Adaptation of Classic Readability Metrics to Czech

Abstract

We have fitted four classic readability metrics to Czech, using InterCorp (a parallel corpus with manual sentence alignment), CzEng 2.0 (a large parallel corpus of crawled web texts), and the optimize.curve fit algorithm from the SciPy library. The adapted metrics are: Flesch Reading Ease, Flesch-Kincaid Grade Level, Coleman-Liau Index, and Automated Readability Index. We describe the details of the procedure and present satisfactory results. Besides, we discuss the sensitivity of these metrics to text paraphrases and correlation of readability scores with empirically observed reading comprehension, as well as the adaptation of Flesch Reading Ease to Czech from Russian.

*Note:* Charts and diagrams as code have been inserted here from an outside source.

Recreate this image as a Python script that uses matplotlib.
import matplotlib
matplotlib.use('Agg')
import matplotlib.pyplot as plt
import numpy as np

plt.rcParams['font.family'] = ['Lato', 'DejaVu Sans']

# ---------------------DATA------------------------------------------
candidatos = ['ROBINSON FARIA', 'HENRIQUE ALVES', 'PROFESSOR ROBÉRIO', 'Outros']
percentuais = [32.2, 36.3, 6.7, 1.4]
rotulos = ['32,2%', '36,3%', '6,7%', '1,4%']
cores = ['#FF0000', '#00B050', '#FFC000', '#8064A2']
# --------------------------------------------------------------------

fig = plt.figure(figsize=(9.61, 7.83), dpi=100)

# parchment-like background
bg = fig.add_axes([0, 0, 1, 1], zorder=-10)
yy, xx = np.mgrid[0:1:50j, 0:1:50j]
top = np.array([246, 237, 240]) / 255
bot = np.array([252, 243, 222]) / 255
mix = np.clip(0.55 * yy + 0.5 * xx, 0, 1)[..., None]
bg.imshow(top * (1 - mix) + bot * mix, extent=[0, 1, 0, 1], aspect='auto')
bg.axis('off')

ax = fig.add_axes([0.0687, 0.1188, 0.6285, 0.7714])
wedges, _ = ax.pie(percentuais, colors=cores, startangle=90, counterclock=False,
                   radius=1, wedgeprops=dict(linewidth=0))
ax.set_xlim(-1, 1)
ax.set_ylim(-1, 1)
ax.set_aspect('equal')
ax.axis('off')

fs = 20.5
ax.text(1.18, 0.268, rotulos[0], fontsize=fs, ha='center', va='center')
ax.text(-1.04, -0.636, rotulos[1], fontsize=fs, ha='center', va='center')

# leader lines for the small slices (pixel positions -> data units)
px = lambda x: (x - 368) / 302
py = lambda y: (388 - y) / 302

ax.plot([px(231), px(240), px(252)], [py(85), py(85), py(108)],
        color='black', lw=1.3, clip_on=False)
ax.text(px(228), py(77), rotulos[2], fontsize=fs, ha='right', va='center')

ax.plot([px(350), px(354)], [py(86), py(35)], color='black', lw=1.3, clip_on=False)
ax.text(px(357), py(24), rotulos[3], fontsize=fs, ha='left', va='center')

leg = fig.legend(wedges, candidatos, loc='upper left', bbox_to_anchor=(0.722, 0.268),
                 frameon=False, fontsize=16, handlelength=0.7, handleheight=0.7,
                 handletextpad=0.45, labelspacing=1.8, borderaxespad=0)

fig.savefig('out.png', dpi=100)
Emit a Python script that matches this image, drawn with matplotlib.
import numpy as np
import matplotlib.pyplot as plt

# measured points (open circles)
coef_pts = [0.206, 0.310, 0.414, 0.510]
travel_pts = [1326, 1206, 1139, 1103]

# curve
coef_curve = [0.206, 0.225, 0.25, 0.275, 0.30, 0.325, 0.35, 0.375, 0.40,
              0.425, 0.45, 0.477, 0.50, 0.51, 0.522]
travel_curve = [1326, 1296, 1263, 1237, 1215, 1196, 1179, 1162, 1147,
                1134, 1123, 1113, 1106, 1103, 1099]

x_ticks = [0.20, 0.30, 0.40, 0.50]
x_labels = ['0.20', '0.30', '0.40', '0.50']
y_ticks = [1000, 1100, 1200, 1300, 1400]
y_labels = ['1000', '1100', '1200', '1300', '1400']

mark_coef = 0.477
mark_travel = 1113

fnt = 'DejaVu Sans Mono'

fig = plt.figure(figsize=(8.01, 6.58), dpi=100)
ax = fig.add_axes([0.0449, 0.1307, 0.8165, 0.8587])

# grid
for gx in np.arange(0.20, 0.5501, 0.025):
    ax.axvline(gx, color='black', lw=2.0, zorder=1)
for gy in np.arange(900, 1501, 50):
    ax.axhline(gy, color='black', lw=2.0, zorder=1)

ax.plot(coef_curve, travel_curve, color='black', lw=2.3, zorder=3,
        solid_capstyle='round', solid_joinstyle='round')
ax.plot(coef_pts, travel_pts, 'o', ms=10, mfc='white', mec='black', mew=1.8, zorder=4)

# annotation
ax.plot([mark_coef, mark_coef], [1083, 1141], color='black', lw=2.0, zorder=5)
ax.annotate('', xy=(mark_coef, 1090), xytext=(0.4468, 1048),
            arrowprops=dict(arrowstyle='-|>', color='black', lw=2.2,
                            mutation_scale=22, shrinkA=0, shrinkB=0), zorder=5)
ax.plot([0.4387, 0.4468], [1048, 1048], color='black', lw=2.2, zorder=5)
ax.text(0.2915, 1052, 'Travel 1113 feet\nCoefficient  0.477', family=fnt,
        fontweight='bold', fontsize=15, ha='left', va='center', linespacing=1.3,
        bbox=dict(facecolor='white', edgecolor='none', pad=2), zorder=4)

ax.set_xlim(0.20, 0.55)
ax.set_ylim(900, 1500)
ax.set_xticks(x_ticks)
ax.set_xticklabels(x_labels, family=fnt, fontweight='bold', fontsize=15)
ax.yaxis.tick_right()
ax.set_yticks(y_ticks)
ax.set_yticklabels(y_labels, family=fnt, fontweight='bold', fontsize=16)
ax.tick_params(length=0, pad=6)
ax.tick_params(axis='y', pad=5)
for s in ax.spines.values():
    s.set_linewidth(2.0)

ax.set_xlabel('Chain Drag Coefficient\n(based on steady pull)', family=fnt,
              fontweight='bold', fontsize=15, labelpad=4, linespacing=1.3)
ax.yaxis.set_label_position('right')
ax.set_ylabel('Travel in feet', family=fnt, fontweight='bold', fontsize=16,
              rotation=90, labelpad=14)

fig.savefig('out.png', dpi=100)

Supported by the Czech Science Foundation grant 19-19191S: Linguistic Factors of Readability in Czech Administrative and Educational Texts. The work described herein has also been using data/tools/services provided by the LINDAT/CLARIAH-CZ Research Infrastructure (https://lindat.cz), supported by the Ministry of Education, Youth and Sports of the Czech Republic (Project No. LM2018101).

1 Introduction

This study describes a machine-learning based adaptation of classic readability formulas to Czech, using the parallel corpora InterCorp [26] and CzEng 2.0 [29] (see Sect. 3). Readability is “the ease of reading created by the choice of content, style, design, and organization that fit the prior knowledge, reading skill, interest, and motivation of the audience” [1] (p. 6). Especially in the English-speaking community, readability has been extensively researched [1], and many metrics have been established to assess readability automatically. The most classic examples are Flesch Reading Ease [7], Flesch-Kincaid Grade Level [8], Coleman-Liau index [9], and Automated Readability Index [10].

The Flesch Reading Ease was reported to have a good correlation with the reading comprehension: (“0.7 with the 1925 McCall-Crabbs reading tests and 0.64 with the 1950 version of the same tests” [1], p. 58). At the time of its origin, it was known among publishers to increase readership by 40 to 60 per cent [1], p. 58.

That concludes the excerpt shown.